In the run-up to the plebiscite, Protestant church officials from German Christians to the Confessing Church called for voting for a return of the Saar Region to the German Reich. An appeal from the Evangelical Confessional Synod in the Rhineland declared that there is no word of God, which permits us as Protestant Christians to go against our fellowship with our Volk and Fatherland on January 13; on the contrary, we are obeying God’s word when we love our Volk and Fatherland. It is therefore commanded to put an end to the Saarland’s forcible separation from the Reich, which was born of injustice.


The Provisional Church Government, the highest governing body of the Confessing Church, also adopted a similar tone. In a telegram of January 15, 1935 after the plebiscite, it congratulated Hitler in awe and loyalty as the Führer leading the nation to unity. It overlooked – as Wilhelm von Pechmann criticized in a letter of February 7, 1935 to Martin Niemöller – that among its most spirited and most loyal members are not a few who are entirely unable to accept the present status out of conviction and conscience.

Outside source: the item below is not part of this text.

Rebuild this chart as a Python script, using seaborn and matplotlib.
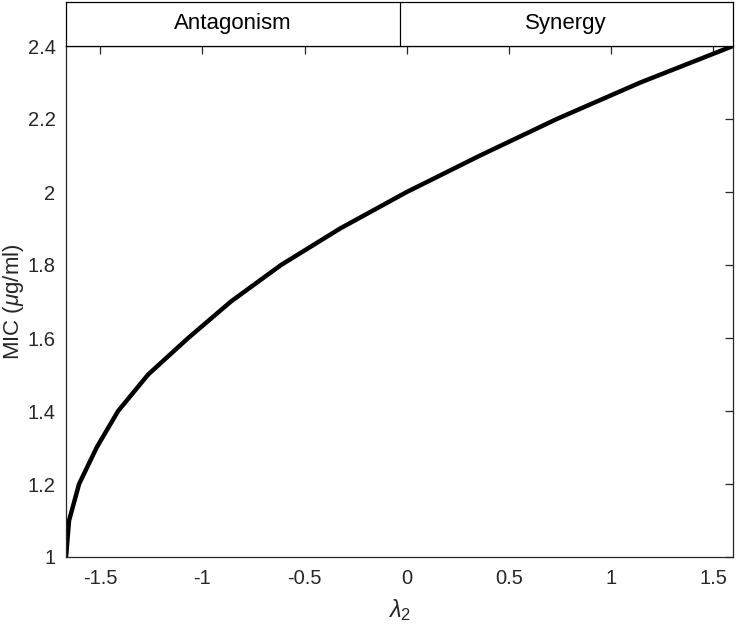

The German Christians religiously exalted over the outcome of the plebiscite in their periodical Evangelium im Dritten Reich as God’s exercise of justice, who visibly is blessing our German nation today. Above all however, they attempted to capitalize on the plebiscite for themselves and to strengthen their position, which had been greatly weakened ecclesio-politically. In danger of being disempowered, Reich Bishop Ludwig Müller used nearly his entire statement on the Saar plebiscite from January 15, 1935 to invite his opponents to work together again in the German Evangelical Church under his leadership and following the example of their brethren from the Saar.